Mrs. Dunwoody: I strongly commend my hon. Friend on the clear line that he has taken. Did he make it clear to the Iranian ambassador when he met him yesterday that those who choose to hold the most obnoxious show trials
of people whose only crime is being Jewish not only undermine any pretence to decent government in their country, but make it impossible for any nation outside Iran to support its future inclusion in international agreements?
Mr. Hain: I am pleased to assure my hon. Friend that I raised the matter with the ambassador when I saw him yesterday. I expressed the Government's--and, I am sure, the whole House's--deep anxiety about the trial. My hon. Friend's description of it is accurate. Although there is a reforming regime in Iran, led by President Khatami, reactionary forces seek to hold back those reforms. They continue to control the judiciary. They have used the trial reprehensibly, and the victims are there for all to see. We must continue to engage with Iran, support President Khatami's reform process and encourage his resistance to the reactionary forces by providing the international engagement and support for reform that Iran so desperately needs.
Mr. James Clappison (Hertsmere): While we all want reform in Iran, is not the hon. Member for Crewe and Nantwich (Mrs. Dunwoody) right to say that the trial fell far short of international standards of justice? While the 10 members of the Jewish community and two Muslims languish in jail in Iran, there is a serious blemish on Iran's human rights record. As the hon. Lady rightly said, it is a serious impediment to relations between this country and Iran. Will the Minister take every opportunity to impress that on the Iranian Government for as long as those unfortunate individuals continue to suffer injustice?
Mr. Hain: I am happy to give that assurance. My hon. Friend the Member for Harrow, West (Mr. Thomas) has raised that matter often in the House, for which I applaud him.
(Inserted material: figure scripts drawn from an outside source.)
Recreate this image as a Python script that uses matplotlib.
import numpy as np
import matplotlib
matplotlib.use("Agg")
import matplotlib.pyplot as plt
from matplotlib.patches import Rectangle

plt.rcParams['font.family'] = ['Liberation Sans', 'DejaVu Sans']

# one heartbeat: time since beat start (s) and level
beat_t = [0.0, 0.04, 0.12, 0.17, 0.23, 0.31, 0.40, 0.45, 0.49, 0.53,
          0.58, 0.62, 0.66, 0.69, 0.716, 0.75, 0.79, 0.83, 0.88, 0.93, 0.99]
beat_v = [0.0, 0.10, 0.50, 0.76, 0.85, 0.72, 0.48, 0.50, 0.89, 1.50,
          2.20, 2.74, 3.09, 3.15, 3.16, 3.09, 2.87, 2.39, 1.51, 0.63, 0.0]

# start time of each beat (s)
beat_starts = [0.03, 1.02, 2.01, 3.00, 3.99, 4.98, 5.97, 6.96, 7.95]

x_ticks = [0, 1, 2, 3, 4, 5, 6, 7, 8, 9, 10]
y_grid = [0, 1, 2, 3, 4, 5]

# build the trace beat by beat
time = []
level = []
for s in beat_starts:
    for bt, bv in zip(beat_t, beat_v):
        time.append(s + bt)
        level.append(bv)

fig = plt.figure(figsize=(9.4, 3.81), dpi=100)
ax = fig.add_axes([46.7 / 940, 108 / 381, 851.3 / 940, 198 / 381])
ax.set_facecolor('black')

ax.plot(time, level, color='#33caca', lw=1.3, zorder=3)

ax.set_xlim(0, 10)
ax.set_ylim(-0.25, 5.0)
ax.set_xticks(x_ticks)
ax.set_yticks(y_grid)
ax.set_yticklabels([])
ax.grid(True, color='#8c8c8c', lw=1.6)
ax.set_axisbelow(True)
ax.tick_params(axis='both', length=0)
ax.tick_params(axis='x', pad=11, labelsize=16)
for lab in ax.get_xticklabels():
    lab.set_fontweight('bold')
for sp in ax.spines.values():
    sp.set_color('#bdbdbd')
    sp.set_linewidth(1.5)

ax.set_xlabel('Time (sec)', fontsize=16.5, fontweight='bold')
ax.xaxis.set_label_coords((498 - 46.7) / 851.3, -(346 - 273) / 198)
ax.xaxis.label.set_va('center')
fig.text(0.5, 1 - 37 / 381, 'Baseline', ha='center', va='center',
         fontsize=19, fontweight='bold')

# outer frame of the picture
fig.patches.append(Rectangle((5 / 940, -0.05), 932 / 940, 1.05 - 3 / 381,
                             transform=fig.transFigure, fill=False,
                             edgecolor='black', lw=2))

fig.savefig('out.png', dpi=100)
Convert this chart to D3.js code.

The sentences have been reduced--that is a welcome development--and we continue to press for the Iranian authorities to show clemency. However, we must recognise that the way in which we do that is important because we could play into the hands of reactionary forces. They do not want western engagement or to make friends with the international community; they want to return to the belligerent isolationism of the 1980s and early 1990s.
Mrs. Louise Ellman (Liverpool, Riverside): Does my hon. Friend agree that Iran's role in arming Hezbollah to provoke terrorism along Israel's northern border intensifies concern about Iran's treatment of its Jews?
Mr. Hain: Yes, I agree with my hon. Friend. That is precisely why my right hon. Friend the Foreign Secretary and I have raised the issue specifically with the Iranian Government at the highest possible level, whenever we have had the opportunity. Hezbollah does not operate on its own--it has supporters in Syria and Iran, and the sooner that support is cut off, the better.
Mr. Richard Spring (West Suffolk): This week, in particular, when we remember the holocaust and what has, at times, been the terrible historic persecution of Jewish minorities, is the hon. Gentleman aware that nothing further has been heard about a possible annulment
of the verdicts against the 10 Iranian Jews since 25 October? Will he press for progress to be made on that specific point?
Mr. Hain: I am happy to agree with the hon. Gentleman, and to say yes, we are pressing for specific progress on that issue: I did so yesterday. May I remind him that this Government introduced the national holocaust day, on which we remember the dreadful genocide committed by the Nazis against the Jews during and before the second world war? We shall continue to ensure that no one in Britain ever forgets that awful legacy.